Having chosen not to challenge the size and height regulations and having filed nine applications to post a sign in the township that violated these regulations, plaintiffs cannot tenably show that success in challenging other regulations of the sign ordinance will redress any injury caused by these regulations. For even in the absence of these regulations — even if, consistent with the relief sought in plaintiffs' complaint, our court invalidated them — that would not redress plaintiffs' injury because the size and height restrictions still would preclude the township from approving their sign applications and thus still would preclude plaintiffs from erecting each of these signs.Id. at 461-62 (italics in original; underlining added).
The court noted that this result was consistent with holdings from other circuits, id. at 462, and it also held that plaintiffs' invocation of the overbreadth doctrine did not change the result because plaintiffs still had to show an injury flowing from the specific rule being challenged. Id. at 463.

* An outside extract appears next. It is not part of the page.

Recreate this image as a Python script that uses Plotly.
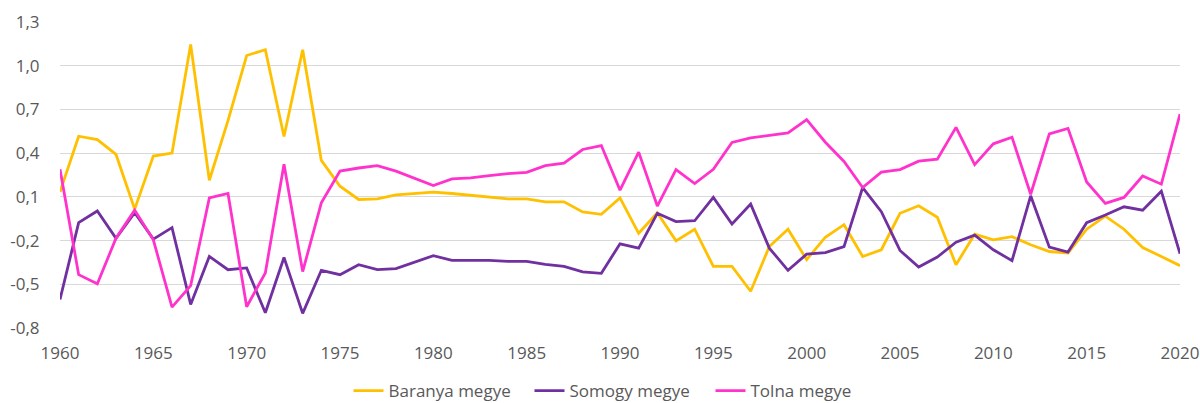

The Sixth Circuit further rejected plaintiffs' argument that the size and height requirements were not severable, holding that they "prohibited plaintiffs from obtaining relief on their damages and injunction claims" and that "the district court properly relied on those provisions in concluding that plaintiffs lacked standing to bring this lawsuit." Id. at 465 (emphasis added).
The motions before this court present a nearly identical situation. While plaintiffs' applications were denied solely on the basis of the "off-premises" restriction, it is undisputed that the signs they proposed to erect within defendants' cities violated the separate size and height restrictions of the applicable ordinances. ( See Affidavits of Mark Stewart and Mark Schwartz) As in the Symmes Township case, plaintiffs have not alleged or presented evidence that they intend to submit applications for signs that would comply with those separate requirements. See id. at 462.

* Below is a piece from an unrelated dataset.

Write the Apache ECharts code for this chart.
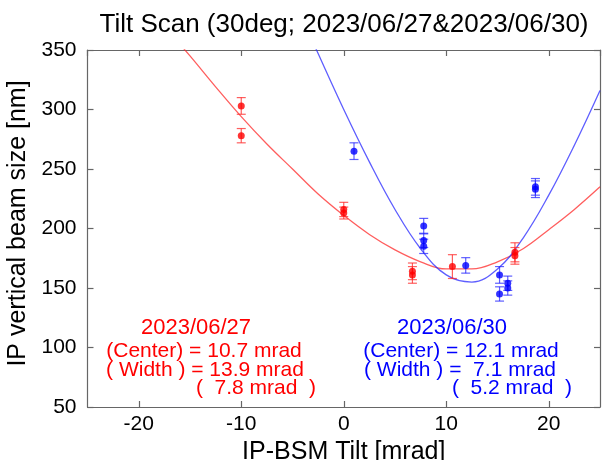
<!DOCTYPE html>
<html>
<head>
<meta charset="utf-8">
<script src="https://cdn.jsdelivr.net/npm/echarts@6/dist/echarts.min.js"></script>
<style>
html,body{margin:0;padding:0;background:#fff;}
#chart{width:602px;height:460px;}
</style>
</head>
<body>
<div id="chart"></div>
<script>
// ---- data ----
const titleText = 'Tilt Scan (30deg; 2023/06/27&2023/06/30)';
const xAxisTitle = 'IP-BSM Tilt [mrad]';
const yAxisTitle = 'IP vertical beam size [nm]';

// 2023/06/27 (red) measurements
const redX   = [-10, -10, 0, 0, 6.7, 6.7, 10.6, 16.7, 16.7];
const redY   = [303, 278, 216, 213, 164, 161, 168, 180, 177];
const redErr = [7, 6, 6, 5, 7, 7, 10, 8, 7];

// 2023/06/30 (blue) measurements
const blueX   = [1.0, 7.8, 7.8, 7.8, 11.9, 15.2, 15.2, 16.0, 16.0, 18.7, 18.7];
const blueY   = [265, 202, 190, 185, 169, 161, 145, 154, 150, 235, 233];
const blueErr = [7, 6.5, 6, 6, 6.5, 7, 6, 6, 6, 7, 7];

// fit curves
const redFitX  = [-17.5, -15, -12.5, -10, -7.5, -5, -2.5, 0, 2.5, 5, 7.5, 10, 12.5, 15, 17.5, 20, 22.5, 25];
const redFitY  = [370, 345, 319, 294, 271, 250, 229, 211, 195, 182, 172, 166, 166, 172, 183, 199, 216, 235];
const blueFitX = [-5, -2.5, 0, 2.5, 5, 7.5, 10, 12.5, 15, 17.5, 20, 22.5, 25];
const blueFitY = [395, 347, 300, 256, 216, 183, 161, 155, 166, 192, 228, 270, 316];

// annotation text
const redNotes  = ['2023/06/27', '(Center) = 10.7 mrad', '( Width ) = 13.9 mrad', '(  7.8 mrad  )'];
const blueNotes = ['2023/06/30', '(Center) = 12.1 mrad', '( Width ) =  7.1 mrad', '(  5.2 mrad  )'];

const xTicks = [-20, -10, 0, 10, 20];

// ---- chart ----
const FONT = '"Liberation Sans", Arial, Helvetica, sans-serif';
const RED = '#ff0000', RED_L = 'rgba(255,40,40,0.75)';
const BLUE = '#0000ff', BLUE_L = 'rgba(40,40,255,0.75)';
const AX = '#666';

function zip(a, b) { return a.map((v, i) => [v, b[i]]); }
function errData(x, y, e) { return x.map((v, i) => [v, y[i], e[i]]); }

function errRender(color) {
  return function (params, api) {
    const x = api.value(0), y = api.value(1), e = api.value(2);
    const lo = api.coord([x, y - e]);
    const hi = api.coord([x, y + e]);
    const w = 4.5;
    const st = { stroke: color, lineWidth: 1.2 };
    return {
      type: 'group',
      children: [
        { type: 'line', shape: { x1: lo[0], y1: lo[1], x2: hi[0], y2: hi[1] }, style: st },
        { type: 'line', shape: { x1: lo[0] - w, y1: lo[1], x2: lo[0] + w, y2: lo[1] }, style: st },
        { type: 'line', shape: { x1: hi[0] - w, y1: hi[1], x2: hi[0] + w, y2: hi[1] }, style: st }
      ]
    };
  };
}

function noteTexts(lines, centers, ys, color, sizes) {
  return lines.map((t, i) => ({
    type: 'text',
    x: centers[i], y: ys[i],
    style: {
      text: t, fill: color, fontSize: sizes[i], fontFamily: FONT,
      align: 'center', verticalAlign: 'middle'
    }
  }));
}

const noteYs = [328, 351, 370, 388];
const noteSizes = [22, 21, 21, 21];

const chart = echarts.init(document.getElementById('chart'), null, { renderer: 'canvas' });

const frameAxisX = (pos) => ({
  type: 'value', position: pos, min: -25, max: 25,
  axisLine: { show: true, onZero: false, lineStyle: { color: AX, width: 1.2 } },
  axisTick: { show: true, inside: true, length: 6, lineStyle: { color: AX, width: 1.2 } },
  splitLine: { show: false },
  axisLabel: {
    show: pos === 'bottom', margin: 7, color: '#000', fontSize: 21, fontFamily: FONT,
    showMinLabel: false, showMaxLabel: false,
    formatter: (v) => xTicks.indexOf(v) >= 0 ? String(v) : ''
  }
});

const frameAxisY = (pos) => ({
  type: 'value', position: pos, min: 50, max: 350, interval: 50,
  axisLine: { show: true, onZero: false, lineStyle: { color: AX, width: 1.2 } },
  axisTick: { show: true, inside: true, length: 6, lineStyle: { color: AX, width: 1.2 } },
  splitLine: { show: false },
  axisLabel: { show: pos === 'left', margin: 11, color: '#000', fontSize: 21, fontFamily: FONT }
});

const xBottom = frameAxisX('bottom');
xBottom.name = xAxisTitle;
xBottom.nameLocation = 'middle';
xBottom.nameGap = 31;
xBottom.nameTextStyle = { color: '#000', fontSize: 25, fontFamily: FONT };

const yLeft = frameAxisY('left');
yLeft.name = yAxisTitle;
yLeft.nameLocation = 'middle';
yLeft.nameGap = 52;
yLeft.nameTextStyle = { color: '#000', fontSize: 25, fontFamily: FONT, padding: [0, 0, 0, 10] };

const option = {
  animation: false,
  backgroundColor: '#fff',
  title: {
    text: titleText, left: 344, top: 12, padding: 0, textAlign: 'center',
    textStyle: { color: '#000', fontSize: 26, fontWeight: 'normal', fontFamily: FONT }
  },
  grid: { left: 87.5, right: 2, top: 50, bottom: 53, containLabel: false, outerBoundsMode: 'none' },
  xAxis: [xBottom, frameAxisX('top')],
  yAxis: [yLeft, frameAxisY('right')],
  series: [
    {
      name: 'fit 06/27', type: 'line', data: zip(redFitX, redFitY), smooth: 0.4,
      showSymbol: false, clip: true, lineStyle: { color: RED_L, width: 1.3 }, z: 2
    },
    {
      name: 'fit 06/30', type: 'line', data: zip(blueFitX, blueFitY), smooth: 0.4,
      showSymbol: false, clip: true, lineStyle: { color: BLUE_L, width: 1.3 }, z: 2
    },
    {
      name: 'err 06/27', type: 'custom', renderItem: errRender(RED_L),
      data: errData(redX, redY, redErr), encode: { x: 0, y: 1 }, z: 3
    },
    {
      name: 'err 06/30', type: 'custom', renderItem: errRender(BLUE_L),
      data: errData(blueX, blueY, blueErr), encode: { x: 0, y: 1 }, z: 3
    },
    {
      name: '2023/06/27', type: 'scatter', data: zip(redX, redY), symbolSize: 7,
      itemStyle: { color: RED }, z: 4
    },
    {
      name: '2023/06/30', type: 'scatter', data: zip(blueX, blueY), symbolSize: 7,
      itemStyle: { color: BLUE }, z: 4
    }
  ],
  graphic: [].concat(
    noteTexts(redNotes, [196, 204, 205, 256], noteYs, RED, noteSizes),
    noteTexts(blueNotes, [452, 461, 460, 512], noteYs, BLUE, noteSizes)
  )
};

chart.setOption(option);
</script>
</body>
</html>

Plaintiffs attempt to avoid the same result here by arguing that defendants' affidavits should be stricken as untimely and not considered. The court is not persuaded. First, the fact that plaintiffs' applications proposed the erection of signs that were bigger than those allowed by the former regulations has long been part of this record and is not disputed. It is evidence on which the court could rely even in the absence of the affidavits.

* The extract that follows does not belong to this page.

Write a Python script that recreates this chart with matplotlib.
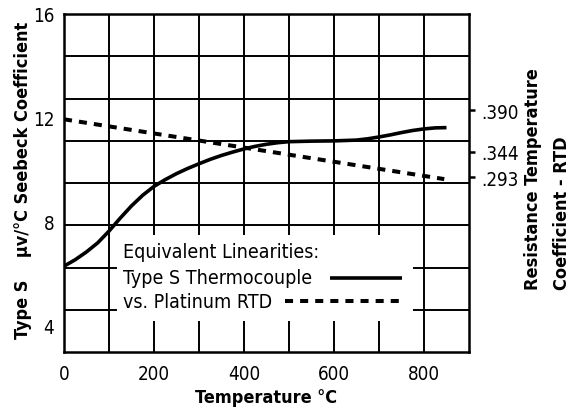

Secondly, defendants' late submission of the affidavits does not appear to have been in bad faith but instead was done in response to (1) plaintiffs' repeated argument that the absence of such affidavits defeated defendants' motion, and (2) the Sixth Circuit's reliance on such affidavits in the Symmes Township decision. Again, however, the affidavits merely make manifest a conclusion that the court could have been reached on facts which were already in the record and which are undisputed.
Thus, as in Symmes Township, even if plaintiffs prevailed on their claim that the former "off-premises" restriction violated the First Amendment, they still could not get the relief they seek — damages or an order allowing them to erect the proposed signs — because the signs violated other provisions of the regulations which have not been challenged.
Finally, the court notes that, while plaintiffs asserted at oral argument that they also challenge the size and height restrictions contained in the zoning ordinances, the Sixth Circuit has upheld such limitations as valid content-neutral time, place and manner restrictions. See Prime Media, Inc. v. City of Brentwood, 398 F.3d 814, 821 (6th Cir. 2005).
Therefore, having heard the parties, and the court being otherwise sufficiently advised,
IT IS ORDERED that defendants' motion for summary judgment (Doc. #42) be, and is hereby, GRANTED, and plaintiffs' motion for partial summary judgment (Doc. #44) and motion to strike (Doc. #59) be, and are hereby, DENIED. A separate judgment shall enter concurrently herewith.